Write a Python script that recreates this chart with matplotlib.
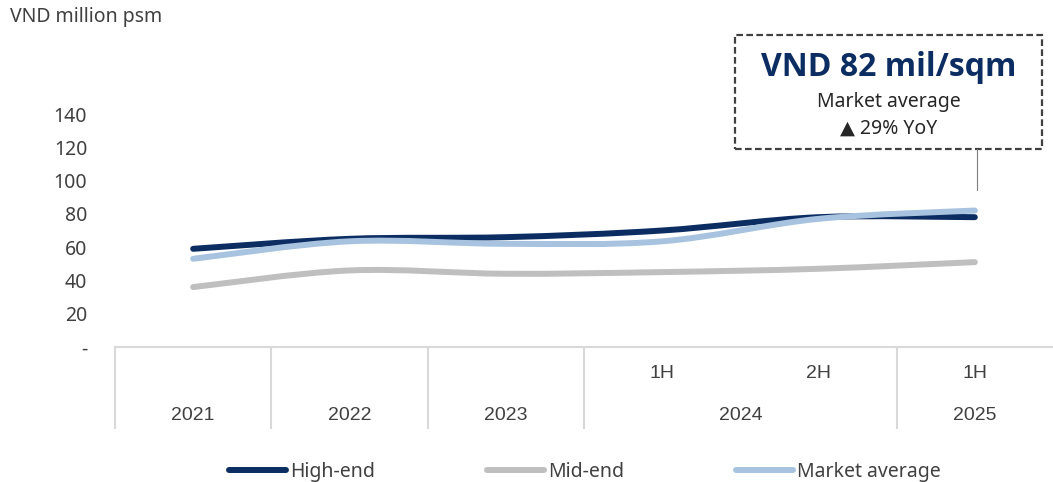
import matplotlib
matplotlib.use("Agg")
import matplotlib.pyplot as plt
from matplotlib.path import Path
from matplotlib.patches import PathPatch, Rectangle
from matplotlib.lines import Line2D

# data
halves = ["", "", "", "1H", "2H", "1H"]
years = ["2021", "2022", "2023", "2024", "2025"]
year_first = [0, 1, 2, 3, 5]   # first period index of each year
year_last = [0, 1, 2, 4, 5]    # last period index of each year
high_end = [59, 65, 66, 70, 78, 78]
mid_end = [36, 46, 44, 45, 47, 51]
market_avg = [53, 63.5, 62, 63.5, 77, 82]
y_ticks = [0, 20, 40, 60, 80, 100, 120, 140]
y_labels = ["-", "20", "40", "60", "80", "100", "120", "140"]

C_HIGH = "#0c2d62"
C_MID = "#bfbfbf"
C_MKT = "#a8c3df"
C_TXT = "#404040"
C_GRID = "#d9d9d9"

W, H = 1053, 482


def smooth_path(xs, ys):
    # excel-like smoothed line: catmull-rom turned into cubic bezier
    n = len(xs)
    verts = [(xs[0], ys[0])]
    codes = [Path.MOVETO]
    for i in range(n - 1):
        i0, i3 = max(i - 1, 0), min(i + 2, n - 1)
        x0, y0 = xs[i0], ys[i0]
        x1, y1 = xs[i], ys[i]
        x2, y2 = xs[i + 1], ys[i + 1]
        x3, y3 = xs[i3], ys[i3]
        verts += [(x1 + (x2 - x0) / 6, y1 + (y2 - y0) / 6),
                  (x2 - (x3 - x1) / 6, y2 - (y3 - y1) / 6),
                  (x2, y2)]
        codes += [Path.CURVE4] * 3
    return Path(verts, codes)


def fx(px):
    return px / W


def fy(py):
    return 1 - py / H


fig = plt.figure(figsize=(W / 100, H / 100), dpi=100)
ax = fig.add_axes([fx(115), fy(347), fx(1053 - 115), (347 - 114) / H])

x = list(range(len(halves)))
for vals, col in [(high_end, C_HIGH), (mid_end, C_MID), (market_avg, C_MKT)]:
    ax.add_patch(PathPatch(smooth_path(x, vals), fill=False, ec=col, lw=4.3,
                           capstyle="round", joinstyle="round"))

ax.set_xlim(-0.5, len(halves) - 0.5)
ax.set_ylim(0, 140)
ax.set_yticks(y_ticks)
ax.set_yticklabels(y_labels, fontsize=14, color=C_TXT, family="Noto Sans")
ax.tick_params(axis="y", length=0, pad=20)
ax.set_xticks([])
for s in ax.spines.values():
    s.set_visible(False)

# category table under the plot
trans = ax.get_xaxis_transform()
bot = -(428 - 347) / (347 - 114)
ax.plot([-0.5, len(halves) - 0.5], [0, 0], color=C_GRID, lw=1.5,
        transform=trans, clip_on=False)
for i in year_first:
    ax.plot([i - 0.5, i - 0.5], [0, bot], color=C_GRID, lw=1.5,
            transform=trans, clip_on=False)
for i, lab in enumerate(halves):
    if lab:
        ax.text(i, -(374 - 347) / (347 - 114), lab, transform=trans,
                ha="center", va="center", fontsize=14, color=C_TXT,
                family="Liberation Sans")
for lab, a, b in zip(years, year_first, year_last):
    ax.text((a + b) / 2, -(415 - 347) / (347 - 114), lab, transform=trans,
            ha="center", va="center", fontsize=14, color=C_TXT,
            family="Liberation Sans")

fig.text(fx(10), fy(17), "VND million psm", ha="left", va="center",
         fontsize=14, color=C_TXT, family="Noto Sans")

# legend
handles = [Line2D([], [], color=c, lw=4.3, solid_capstyle="round")
           for c in (C_HIGH, C_MID, C_MKT)]
fig.legend(handles, ["High-end", "Mid-end", "Market average"], ncol=3,
           loc="center", bbox_to_anchor=(fx(585), fy(472)), frameon=False,
           handlelength=2.9, handletextpad=0.2, columnspacing=5.8,
           prop={"family": "Noto Sans", "size": 14}, labelcolor=C_TXT)

# callout box
fig.patches.append(Rectangle((fx(735), fy(149)), fx(1042 - 735), (149 - 35) / H,
                             transform=fig.transFigure, fill=False,
                             ec="#404040", lw=1.6, ls=(0, (3, 1.5))))
fig.lines.append(Line2D([fx(977), fx(977)], [fy(149), fy(190)],
                        transform=fig.transFigure, color="#7f7f7f", lw=0.8))
cx = fx(888.5)
fig.text(cx, fy(67), "VND 82 mil/sqm", ha="center", va="center",
         fontsize=23, fontweight="bold", color=C_HIGH,
         family=["Open Sans", "Lato", "DejaVu Sans"])
fig.text(cx, fy(102), "Market average", ha="center", va="center",
         fontsize=14, color="#262626", family="Noto Sans")
fig.text(cx, fy(129), "▲ 29% YoY", ha="center", va="center",
         fontsize=14, color="#262626", family=["Noto Sans", "DejaVu Sans"])

fig.savefig("out.png", dpi=100)
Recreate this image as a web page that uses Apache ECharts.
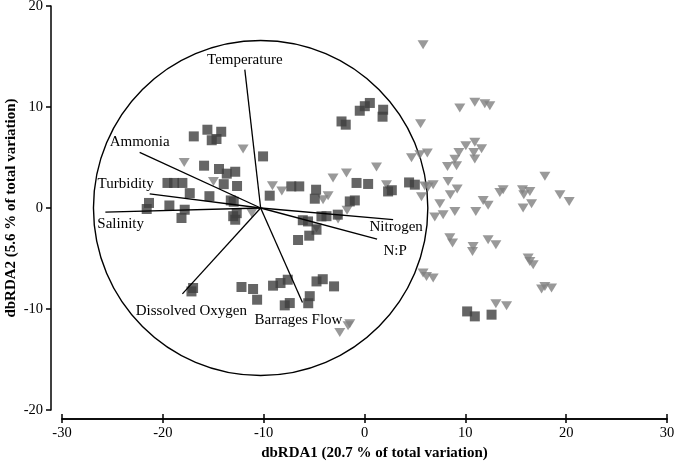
<!DOCTYPE html>
<html>
<head>
<meta charset="utf-8">
<script src="https://cdn.jsdelivr.net/npm/echarts@6/dist/echarts.min.js"></script>
<style>html,body{margin:0;padding:0;background:#fff;}#chart{width:675px;height:461px;}</style>
</head>
<body>
<div id="chart"></div>
<script>
// ---- data ----
const squareX = [-16.93,-15.58,-14.21,-14.68,-15.15,-10.06,-15.91,-14.43,-13.66,-12.82,-13.96,-12.64,-19.54,-18.89,-18.06,-17.33,-15.38,-13.26,-12.97,-21.37,-21.6,-19.35,-17.83,-18.15,-13.02,-12.82,-12.67,-9.40,-7.26,-6.47,-4.80,-4.93,-0.47,0.03,0.53,1.85,1.79,-2.28,-1.86,-0.79,0.36,-1.46,-0.96,2.34,2.71,4.42,4.99,-6.12,-5.60,-4.27,-3.77,-2.65,-6.59,-5.48,-4.76,-17.0,-17.16,-12.20,-11.05,-10.65,-9.07,-8.33,-7.61,-7.91,-7.41,-5.43,-5.58,-4.76,-4.14,-3.02,10.18,10.94,12.60];
const squareY = [7.09,7.75,7.55,6.83,6.71,5.11,4.19,3.86,3.40,3.59,2.36,2.18,2.48,2.48,2.48,1.47,1.17,0.75,0.62,0.50,-0.10,0.25,-0.17,-0.99,-0.81,-1.16,-0.51,1.22,2.14,2.14,1.81,0.92,9.63,10.08,10.40,9.73,9.04,8.57,8.25,2.48,2.38,0.65,0.75,1.64,1.76,2.53,2.31,-1.21,-1.33,-0.83,-0.81,-0.66,-3.17,-2.74,-2.15,-7.92,-8.26,-7.82,-8.02,-9.08,-7.69,-7.43,-7.10,-9.64,-9.41,-8.73,-9.43,-7.27,-7.05,-7.76,-10.24,-10.73,-10.56];
const triangleX = [-12.04,-17.88,-14.98,-9.13,-8.20,-11.18,-3.12,-1.79,1.19,2.18,5.56,5.81,9.45,10.94,11.93,12.43,10.05,10.94,11.61,10.84,10.94,4.66,5.49,6.23,9.36,8.96,8.23,9.13,17.89,6.81,6.31,8.29,9.19,8.51,5.65,5.98,7.47,8.96,6.97,7.80,11.04,11.77,12.26,13.75,13.42,15.67,16.40,15.80,15.73,16.57,19.38,20.30,8.46,8.73,10.77,10.71,12.26,13.03,16.23,16.40,16.73,17.56,17.89,18.55,13.03,14.09,5.81,6.15,6.81,-2.45,-1.63,-1.46,-3.61,-4.11,-1.73,-2.62,-4.76];
const triangleY = [5.84,4.51,2.63,2.21,1.68,-0.50,2.97,3.47,4.06,2.31,8.35,16.17,9.90,10.46,10.33,10.13,6.17,6.50,5.87,5.50,4.85,4.98,5.28,5.45,5.50,4.83,4.12,4.19,3.15,2.31,2.08,2.63,1.88,1.32,1.12,2.18,0.43,-0.34,-0.89,-0.66,-0.34,0.75,0.26,1.81,1.54,1.81,1.64,1.32,0.0,0.43,1.32,0.65,-2.94,-3.47,-3.80,-4.30,-3.14,-3.63,-4.95,-5.29,-5.61,-8.02,-7.76,-7.92,-9.48,-9.67,-6.44,-6.77,-6.93,-12.32,-11.65,-11.46,1.22,0.82,-0.22,-1.09,-1.98];
const vectorNames = ['Temperature','Ammonia','Turbidity','Salinity','Dissolved Oxygen','Barrages Flow','Nitrogen','N:P'];
const vectorX = [-11.87,-22.3,-21.3,-25.7,-18.06,-6.15,2.84,1.25];
const vectorY = [13.7,5.5,1.39,-0.4,-8.5,-9.35,-1.16,-3.07];
const vectorOrigin = [-10.3, 0];
const circleCenter = [-10.3, 0];
const circleRadius = 16.58;
const xTicks = [-30, 30, 10]; // min, max, interval
const yTicks = [-20, 20, 10];
const xTitle = 'dbRDA1 (20.7 % of total variation)';
const yTitle = 'dbRDA2 (5.6 % of total variation)';

// ---- label placement (style, not data) ----
const labelPlace = {
  'Temperature': {dx: 0, dy: -10, align: 'center'},
  'Ammonia': {dx: 0, dy: -10, align: 'center'},
  'Turbidity': {dx: 4, dy: -10, align: 'right'},
  'Salinity': {dx: -8, dy: 12, align: 'left'},
  'Dissolved Oxygen': {dx: 9, dy: 17, align: 'center'},
  'Barrages Flow': {dx: -4, dy: 18, align: 'center'},
  'Nitrogen': {dx: 3, dy: 7, align: 'center'},
  'N:P': {dx: 18, dy: 12, align: 'center'}
};

const FONT = '"Liberation Serif","Times New Roman",serif';
const squares = squareX.map((x, i) => [x, squareY[i]]);
const triangles = triangleX.map((x, i) => [x, triangleY[i]]);
const vectors = vectorNames.map((n, i) => [vectorX[i], vectorY[i], n]);

const chart = echarts.init(document.getElementById('chart'), null, {renderer: 'canvas'});
const axisCommon = {
  type: 'value',
  splitLine: {show: false},
  axisLine: {show: true, onZero: false, lineStyle: {color: '#000', width: 1.5}},
};
chart.setOption({
  animation: false,
  backgroundColor: '#fff',
  grid: {left: 62, right: 8, top: 6, bottom: 51, containLabel: false, outerBoundsMode: 'none'},
  xAxis: [
    Object.assign({}, axisCommon, {
      min: xTicks[0], max: xTicks[1], interval: xTicks[2], position: 'bottom', offset: 9,
      axisTick: {show: true, inside: false, length: 4, lineStyle: {color: '#000', width: 1.5}},
      axisLabel: {color: '#000', fontFamily: FONT, fontSize: 14.5, margin: 7},
      name: xTitle, nameLocation: 'middle', nameGap: 25,
      nameTextStyle: {color: '#000', fontFamily: FONT, fontSize: 15, fontWeight: 'bold', padding: [0, 0, 0, 20]}
    }),
    Object.assign({}, axisCommon, {
      min: xTicks[0], max: xTicks[1], interval: xTicks[2], position: 'bottom', offset: 9,
      axisTick: {show: true, inside: true, length: 5, lineStyle: {color: '#000', width: 1.5}},
      axisLabel: {show: false}
    })
  ],
  yAxis: Object.assign({}, axisCommon, {
    min: yTicks[0], max: yTicks[1], interval: yTicks[2], position: 'left', offset: 11,
    axisTick: {show: true, inside: false, length: 5, lineStyle: {color: '#000', width: 1.5}},
    axisLabel: {color: '#000', fontFamily: FONT, fontSize: 14.5, margin: 8},
    name: yTitle, nameLocation: 'middle', nameGap: 32, nameMoveOverlap: false,
    nameTextStyle: {color: '#000', fontFamily: FONT, fontSize: 15, fontWeight: 'bold'}
  }),
  series: [
    {
      type: 'custom', xAxisIndex: 0, yAxisIndex: 0, silent: true, z: 1,
      data: [[circleCenter[0], circleCenter[1], circleRadius]],
      renderItem: function (params, api) {
        const c = api.coord([api.value(0), api.value(1)]);
        const s = api.size([api.value(2), api.value(2)]);
        return {type: 'ellipse', shape: {cx: c[0], cy: c[1], rx: s[0], ry: s[1]},
          style: {fill: 'none', stroke: '#000', lineWidth: 1.4}};
      }
    },
    {
      type: 'scatter', xAxisIndex: 0, yAxisIndex: 0, z: 2, silent: true,
      symbol: 'triangle', symbolRotate: 180, symbolSize: [11, 9],
      itemStyle: {color: '#7f7f7f'},
      data: triangles
    },
    {
      type: 'scatter', xAxisIndex: 0, yAxisIndex: 0, z: 3, silent: true,
      symbol: 'rect', symbolSize: 10,
      itemStyle: {color: '#3e3e3e'},
      data: squares
    },
    {
      type: 'custom', xAxisIndex: 0, yAxisIndex: 0, silent: true, z: 4,
      data: vectors,
      renderItem: function (params, api) {
        const o = api.coord(vectorOrigin);
        const e = api.coord([api.value(0), api.value(1)]);
        const name = vectorNames[params.dataIndex];
        const p = labelPlace[name];
        return {
          type: 'group',
          children: [
            {type: 'line', shape: {x1: o[0], y1: o[1], x2: e[0], y2: e[1]},
              style: {stroke: '#000', lineWidth: 1.3}},
            {type: 'text', x: e[0] + p.dx, y: e[1] + p.dy,
              style: {text: name, fill: '#000', font: '15px ' + FONT, align: p.align, verticalAlign: 'middle'}}
          ]
        };
      }
    }
  ]
});
</script>
</body>
</html>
========================================================================
▶ _WHAT YOU SHOULD DO_:
Emit the lines of the material exactly, from its first line to the line containing "from matplotlib.lines import Line2D", inclusive; leave every picture out.

▶ _ANSWER IN FULL_:
Write a Python script that recreates this chart with matplotlib.
import matplotlib
matplotlib.use("Agg")
import matplotlib.pyplot as plt
from matplotlib.path import Path
from matplotlib.patches import PathPatch, Rectangle
from matplotlib.lines import Line2D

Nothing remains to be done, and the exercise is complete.